I'm currently rearranging tanks in preparation to bring up a 100 gallon Discus tank. Just Discus and Cardinal Tetras. I'm deciding on what type I want to house and eventually get back into breeding.


----------



## Klave (May 4, 2010)

Same with me, Discus are #1...among other of course.

My group that I have now is a very "personal" one. The one that is showing a lot of stripes in the pics, is the one that is not liked/popular by couple in the tank. I will soon move my "love" couple to the breeder tank, again,,,.
They are a young couple. though...


----------



## leonardo (Jul 16, 2010)

great discus you have.your discus are healthy.what do you feed to your discus?


----------



## aquariam (Feb 11, 2010)

The Bolivians aren't microwaving in there? I've never kept them over 82 personally but I'm sure they can go higher. I just didn't know how they'd take it long term. What's your pH/hardness/temp if you don't mind me asking?
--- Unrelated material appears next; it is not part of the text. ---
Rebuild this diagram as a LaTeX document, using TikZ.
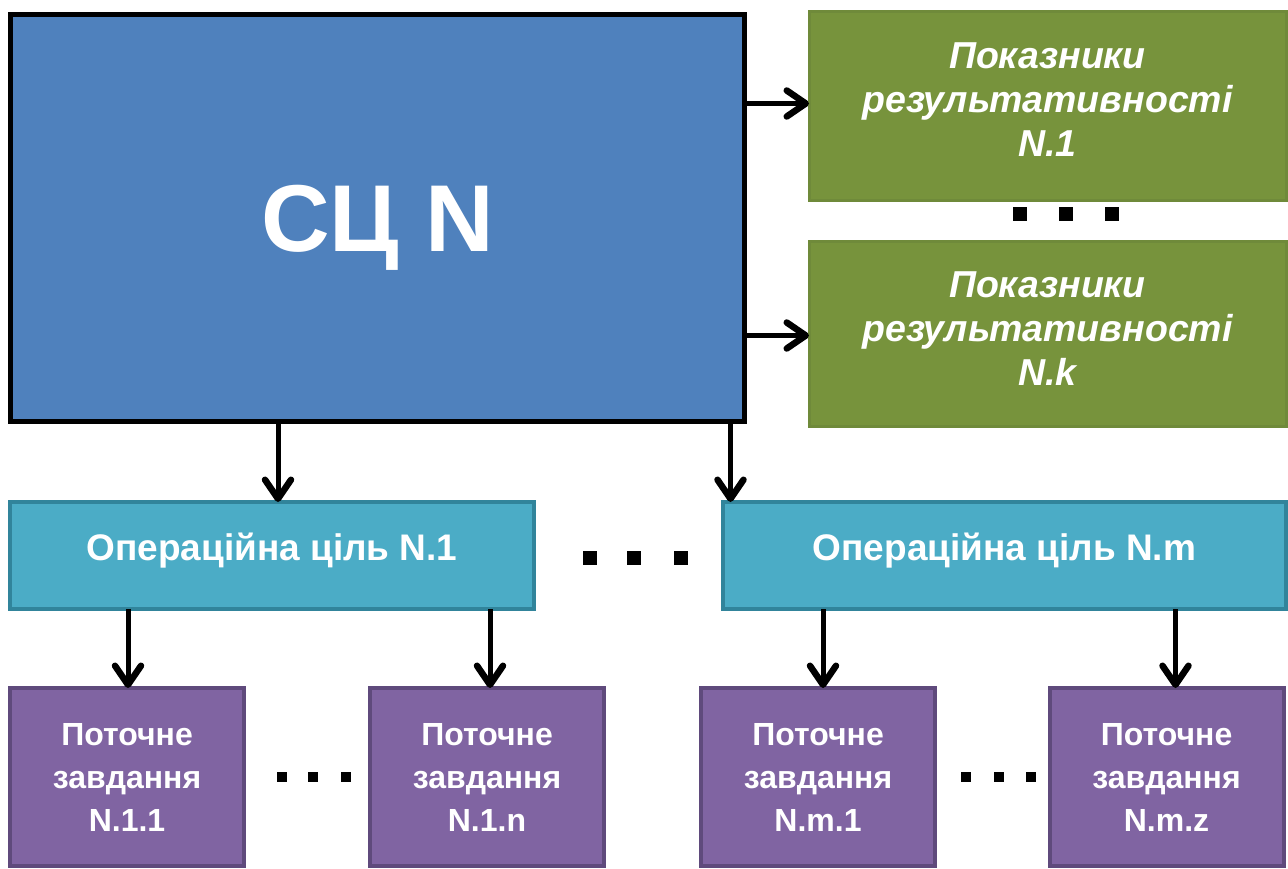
\documentclass[tikz,border=0pt]{standalone}
\usepackage{fontspec}
\setmainfont{Liberation Sans}
\usetikzlibrary{arrows.meta}
\definecolor{blueF}{HTML}{4F81BD}
\definecolor{greenF}{HTML}{77933C}
\definecolor{greenD}{HTML}{6F8A3A}
\definecolor{tealF}{HTML}{4BACC6}
\definecolor{tealD}{HTML}{31849B}
\definecolor{purpF}{HTML}{8064A2}
\definecolor{purpD}{HTML}{5F4A7C}
\begin{document}
\begin{tikzpicture}[x=1pt,y=-1pt,
  box/.style={rectangle,inner sep=0pt,outer sep=0pt,text=white,align=center},
  bluebox/.style={box,fill=blueF,draw=black,line width=5pt,minimum width=734pt,minimum height=407pt,
    text depth=0pt,font=\bfseries\fontsize{95}{100}\selectfont},
  greenbox/.style={box,fill=greenF,draw=greenD,line width=3pt,minimum width=477pt,
    font=\bfseries\itshape\fontsize{37.5}{44}\selectfont},
  tealbox/.style={box,fill=tealF,draw=tealD,line width=4pt,minimum height=107pt,
    text depth=17pt,font=\bfseries\fontsize{37}{40}\selectfont},
  purpbox/.style={box,fill=purpF,draw=purpD,line width=4pt,minimum width=234pt,minimum height=178pt,
    font=\bfseries\fontsize{32}{43}\selectfont},
  arr/.style={line width=5pt,-{Straight Barb[length=19pt,width=26pt,round,line width=6.5pt]}},
  dot/.style={fill=black}
]
\useasboundingbox (0,0) rectangle (1288,868);
% main block
\node[bluebox] (scn) at (377.5,218) {СЦ N};
% indicators
\node[greenbox,minimum height=189pt,text depth=12pt] (g1) at (1047.5,105.5) {Показники\\результативності\\N.1};
\node[greenbox,minimum height=185pt,text depth=9pt] (g2) at (1047.5,333.5) {Показники\\результативності\\N.k};
% operational goals
\node[tealbox,minimum width=524pt] (op1) at (272,555.5) {Операційна ціль N.1};
\node[tealbox,minimum width=563pt] (op2) at (1004.5,555.5) {Операційна ціль N.m};
% tasks
\node[purpbox] (p1) at (127,777) {Поточне\\завдання\\N.1.1};
\node[purpbox] (p2) at (487,777) {Поточне\\завдання\\N.1.n};
\node[purpbox] (p3) at (818,777) {Поточне\\завдання\\N.m.1};
\node[purpbox] (p4) at (1166.5,777) {Поточне\\завдання\\N.m.z};
% connectors
\draw[arr] ([yshift=2pt]scn.east |- g1.west) -- ([yshift=2pt]g1.west);
\draw[arr] ([yshift=-2pt]scn.east |- g2.west) -- ([yshift=-2pt]g2.west);
\draw[arr] ([xshift=6pt]op1.north |- scn.south) -- ([xshift=6pt]op1.north);
\draw[arr] ([xshift=-14pt]scn.south east) -- ([xshift=-14pt]scn.south east |- op2.north);
\draw[arr] ([xshift=1pt]p1.north |- op1.south) -- ([xshift=1pt]p1.north);
\draw[arr] ([xshift=3pt]p2.north |- op1.south) -- ([xshift=3pt]p2.north);
\draw[arr] ([xshift=5pt]p3.north |- op2.south) -- ([xshift=5pt]p3.north);
\draw[arr] ([xshift=9pt]p4.north |- op2.south) -- ([xshift=9pt]p4.north);
% ellipses
\foreach \x in {1020,1066,1112} \fill[dot] (\x-7,207) rectangle (\x+7,221);
\foreach \x in {590,634,681} \fill[dot] (\x-7,551) rectangle (\x+7,565);
\foreach \x in {282,313,346,966,999,1031} \fill[dot] (\x-5,772) rectangle (\x+5,782);
\end{tikzpicture}
\end{document}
Nice fish.


----------



## Klave (May 4, 2010)

Thank you. 

Well,, my Fluval heater is showing red in the background there because I had lowered the max heat to 86F , and it bumped to 87 due to room temp. 
Also, I have an average of 83 to 88 degress and the Bolivians thrive and grow like crazy ( I've had my Bolivians now for over 8 months) and they eat same food as my discus, i.e. beefheart mixture that I make myself and pellets + bloodworms as treat.
PH is around 7.8 and water is on harder side and temp is average between 83 to 88. I never go below 83. 
My heater setting are two 200 Watts and one 300 Watt (Fluval). With three, out of my experience, it is so much easier to adjust any changes fast up or down.


----------



## leonardo (Jul 16, 2010)

oh great,i also feed bloodworms,hikari discus bio gold,liveworms....


----------